The exercise → Pictures are not part of the copy. Give again exactly the lines from the one with "Emit a LaTeX" to the one with "(0,0) rectangle (611,474);", inclusive.

╭─ Exercise data

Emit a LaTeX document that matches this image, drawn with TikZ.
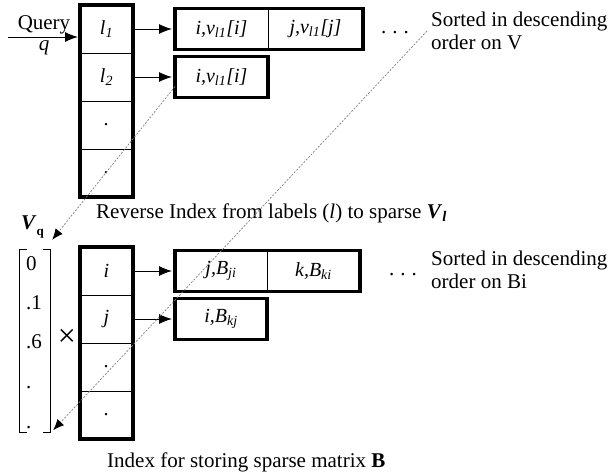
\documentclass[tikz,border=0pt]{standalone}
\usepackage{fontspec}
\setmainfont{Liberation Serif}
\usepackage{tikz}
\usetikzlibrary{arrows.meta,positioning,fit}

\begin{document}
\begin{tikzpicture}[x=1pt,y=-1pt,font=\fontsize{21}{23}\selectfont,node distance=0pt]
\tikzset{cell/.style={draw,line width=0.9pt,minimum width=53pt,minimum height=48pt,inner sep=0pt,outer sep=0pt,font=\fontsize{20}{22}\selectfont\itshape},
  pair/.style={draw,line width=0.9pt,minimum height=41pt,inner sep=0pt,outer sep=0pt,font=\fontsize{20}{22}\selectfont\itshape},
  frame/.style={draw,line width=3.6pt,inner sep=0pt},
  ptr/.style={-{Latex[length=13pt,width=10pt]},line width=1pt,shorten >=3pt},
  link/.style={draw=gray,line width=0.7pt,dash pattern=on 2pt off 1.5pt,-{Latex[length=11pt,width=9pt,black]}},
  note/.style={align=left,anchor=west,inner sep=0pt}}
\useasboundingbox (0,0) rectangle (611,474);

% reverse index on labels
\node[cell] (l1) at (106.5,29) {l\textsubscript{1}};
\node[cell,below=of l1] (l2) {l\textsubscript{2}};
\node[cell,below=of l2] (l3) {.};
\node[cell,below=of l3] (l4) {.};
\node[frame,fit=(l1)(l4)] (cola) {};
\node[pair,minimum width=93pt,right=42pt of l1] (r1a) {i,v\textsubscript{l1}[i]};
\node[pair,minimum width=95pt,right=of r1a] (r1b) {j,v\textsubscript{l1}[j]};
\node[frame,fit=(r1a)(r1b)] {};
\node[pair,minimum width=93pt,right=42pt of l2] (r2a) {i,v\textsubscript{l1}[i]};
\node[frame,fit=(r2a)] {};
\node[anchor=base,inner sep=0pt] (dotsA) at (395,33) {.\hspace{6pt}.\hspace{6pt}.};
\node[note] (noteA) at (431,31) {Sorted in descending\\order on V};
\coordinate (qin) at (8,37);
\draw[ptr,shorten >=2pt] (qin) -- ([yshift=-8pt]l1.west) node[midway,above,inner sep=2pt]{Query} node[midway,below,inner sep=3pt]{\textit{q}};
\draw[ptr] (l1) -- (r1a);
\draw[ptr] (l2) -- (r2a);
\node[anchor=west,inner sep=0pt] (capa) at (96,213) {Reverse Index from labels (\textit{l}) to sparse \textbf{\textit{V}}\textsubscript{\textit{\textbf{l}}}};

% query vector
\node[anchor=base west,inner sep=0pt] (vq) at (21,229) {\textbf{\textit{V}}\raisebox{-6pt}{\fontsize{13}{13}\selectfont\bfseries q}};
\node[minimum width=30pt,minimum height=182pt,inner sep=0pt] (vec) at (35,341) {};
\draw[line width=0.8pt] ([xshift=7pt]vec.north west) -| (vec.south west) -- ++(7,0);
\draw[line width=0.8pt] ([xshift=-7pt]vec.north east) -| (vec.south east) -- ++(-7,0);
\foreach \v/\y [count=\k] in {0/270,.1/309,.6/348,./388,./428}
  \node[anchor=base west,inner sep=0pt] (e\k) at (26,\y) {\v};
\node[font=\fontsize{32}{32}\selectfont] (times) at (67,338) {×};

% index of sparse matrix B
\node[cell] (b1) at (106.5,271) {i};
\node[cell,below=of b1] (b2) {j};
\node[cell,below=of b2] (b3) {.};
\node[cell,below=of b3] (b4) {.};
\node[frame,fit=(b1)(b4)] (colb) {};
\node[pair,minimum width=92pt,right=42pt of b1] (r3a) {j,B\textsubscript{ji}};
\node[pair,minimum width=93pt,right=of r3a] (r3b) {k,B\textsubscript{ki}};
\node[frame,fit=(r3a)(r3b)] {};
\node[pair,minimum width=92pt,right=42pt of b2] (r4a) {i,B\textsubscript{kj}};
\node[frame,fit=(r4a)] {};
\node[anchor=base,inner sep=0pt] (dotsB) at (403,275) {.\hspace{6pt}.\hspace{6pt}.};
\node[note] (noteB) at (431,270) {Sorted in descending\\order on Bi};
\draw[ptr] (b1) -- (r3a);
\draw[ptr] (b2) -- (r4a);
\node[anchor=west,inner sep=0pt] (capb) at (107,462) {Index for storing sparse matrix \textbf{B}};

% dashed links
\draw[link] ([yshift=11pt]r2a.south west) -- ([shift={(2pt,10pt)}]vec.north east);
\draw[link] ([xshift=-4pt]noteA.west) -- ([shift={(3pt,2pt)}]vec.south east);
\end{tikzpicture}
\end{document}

╰─
╭─ Exercise data

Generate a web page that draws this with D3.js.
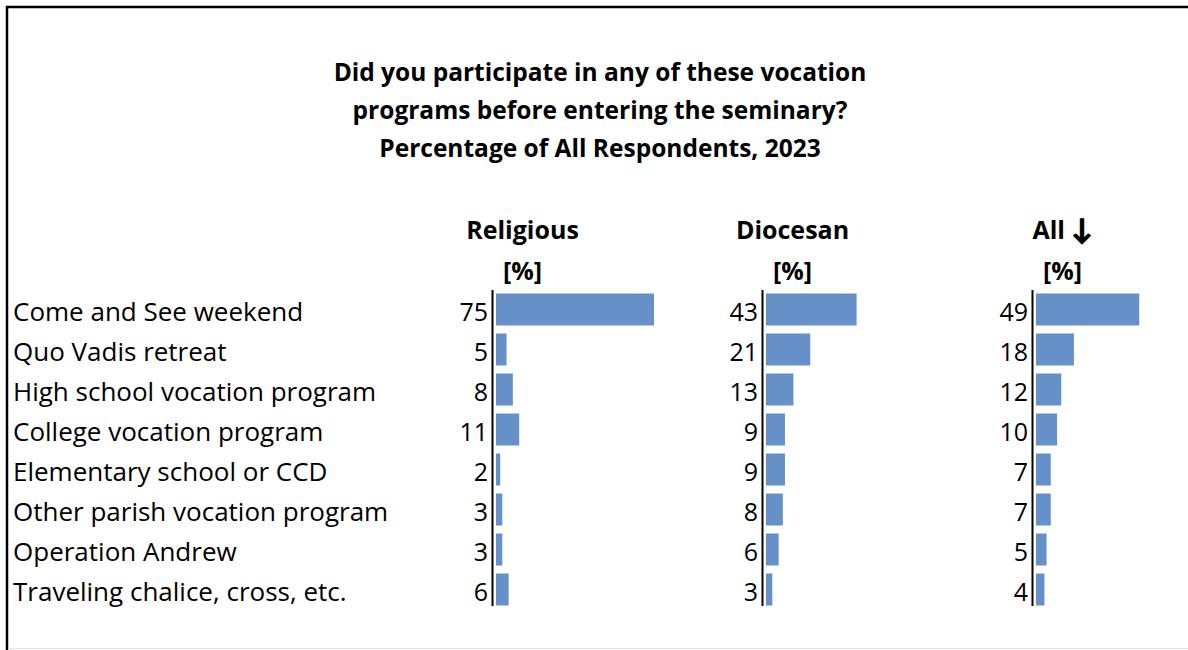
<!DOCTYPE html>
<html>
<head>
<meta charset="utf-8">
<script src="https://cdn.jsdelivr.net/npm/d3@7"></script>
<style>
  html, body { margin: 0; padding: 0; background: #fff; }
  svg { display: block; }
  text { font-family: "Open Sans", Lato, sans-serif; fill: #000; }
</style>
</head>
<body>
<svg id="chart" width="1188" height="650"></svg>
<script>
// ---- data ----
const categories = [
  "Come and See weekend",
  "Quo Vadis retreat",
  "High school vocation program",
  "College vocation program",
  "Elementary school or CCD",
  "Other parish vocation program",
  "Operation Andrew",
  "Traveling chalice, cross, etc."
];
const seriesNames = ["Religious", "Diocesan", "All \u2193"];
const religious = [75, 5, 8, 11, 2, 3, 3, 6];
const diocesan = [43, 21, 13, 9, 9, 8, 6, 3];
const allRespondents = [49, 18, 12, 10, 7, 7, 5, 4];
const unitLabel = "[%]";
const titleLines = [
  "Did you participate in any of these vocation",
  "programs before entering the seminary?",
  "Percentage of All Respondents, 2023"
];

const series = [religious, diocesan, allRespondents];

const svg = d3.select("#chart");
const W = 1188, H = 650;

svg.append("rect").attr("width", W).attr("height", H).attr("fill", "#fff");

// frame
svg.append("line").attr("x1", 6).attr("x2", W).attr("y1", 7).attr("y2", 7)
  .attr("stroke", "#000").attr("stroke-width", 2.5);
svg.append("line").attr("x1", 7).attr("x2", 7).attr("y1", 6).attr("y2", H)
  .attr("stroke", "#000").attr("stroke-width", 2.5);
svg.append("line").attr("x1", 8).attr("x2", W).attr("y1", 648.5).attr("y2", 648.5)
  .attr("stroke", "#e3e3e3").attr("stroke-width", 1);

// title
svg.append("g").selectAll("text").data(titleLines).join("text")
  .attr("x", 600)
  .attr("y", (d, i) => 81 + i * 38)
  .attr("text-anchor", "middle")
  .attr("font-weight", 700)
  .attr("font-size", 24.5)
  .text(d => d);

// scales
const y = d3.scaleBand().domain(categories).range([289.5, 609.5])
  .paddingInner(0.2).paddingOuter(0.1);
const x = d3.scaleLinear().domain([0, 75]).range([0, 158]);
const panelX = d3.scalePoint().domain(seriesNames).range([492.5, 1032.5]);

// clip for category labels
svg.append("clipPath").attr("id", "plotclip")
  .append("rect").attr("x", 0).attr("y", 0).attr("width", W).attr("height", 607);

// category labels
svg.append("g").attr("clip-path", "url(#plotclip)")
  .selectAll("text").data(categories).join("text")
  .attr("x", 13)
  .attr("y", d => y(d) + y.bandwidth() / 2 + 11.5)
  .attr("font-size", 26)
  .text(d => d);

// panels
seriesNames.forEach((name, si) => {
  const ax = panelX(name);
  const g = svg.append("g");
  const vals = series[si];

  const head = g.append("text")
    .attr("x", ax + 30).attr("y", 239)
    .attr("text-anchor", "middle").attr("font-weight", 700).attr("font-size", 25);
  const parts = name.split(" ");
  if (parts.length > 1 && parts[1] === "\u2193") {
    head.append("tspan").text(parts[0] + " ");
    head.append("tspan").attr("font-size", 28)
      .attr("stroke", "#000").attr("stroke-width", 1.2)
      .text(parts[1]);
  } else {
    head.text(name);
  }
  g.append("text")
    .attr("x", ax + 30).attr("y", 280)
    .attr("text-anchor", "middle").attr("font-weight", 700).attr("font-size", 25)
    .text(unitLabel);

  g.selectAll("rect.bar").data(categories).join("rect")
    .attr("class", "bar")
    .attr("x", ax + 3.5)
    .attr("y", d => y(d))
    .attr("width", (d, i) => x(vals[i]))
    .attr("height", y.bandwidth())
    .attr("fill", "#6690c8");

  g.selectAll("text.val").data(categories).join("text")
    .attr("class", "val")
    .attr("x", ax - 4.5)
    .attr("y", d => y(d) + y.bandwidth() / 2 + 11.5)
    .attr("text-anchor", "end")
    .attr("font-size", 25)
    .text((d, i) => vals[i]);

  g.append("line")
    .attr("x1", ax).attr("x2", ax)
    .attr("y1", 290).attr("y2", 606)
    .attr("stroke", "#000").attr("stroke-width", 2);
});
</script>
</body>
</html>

╰─

Solution to this problem →
Emit a LaTeX document that matches this image, drawn with TikZ.
\documentclass[tikz,border=0pt]{standalone}
\usepackage{fontspec}
\setmainfont{Liberation Serif}
\usepackage{tikz}
\usetikzlibrary{arrows.meta,positioning,fit}

\begin{document}
\begin{tikzpicture}[x=1pt,y=-1pt,font=\fontsize{21}{23}\selectfont,node distance=0pt]
\tikzset{cell/.style={draw,line width=0.9pt,minimum width=53pt,minimum height=48pt,inner sep=0pt,outer sep=0pt,font=\fontsize{20}{22}\selectfont\itshape},
  pair/.style={draw,line width=0.9pt,minimum height=41pt,inner sep=0pt,outer sep=0pt,font=\fontsize{20}{22}\selectfont\itshape},
  frame/.style={draw,line width=3.6pt,inner sep=0pt},
  ptr/.style={-{Latex[length=13pt,width=10pt]},line width=1pt,shorten >=3pt},
  link/.style={draw=gray,line width=0.7pt,dash pattern=on 2pt off 1.5pt,-{Latex[length=11pt,width=9pt,black]}},
  note/.style={align=left,anchor=west,inner sep=0pt}}
\useasboundingbox (0,0) rectangle (611,474);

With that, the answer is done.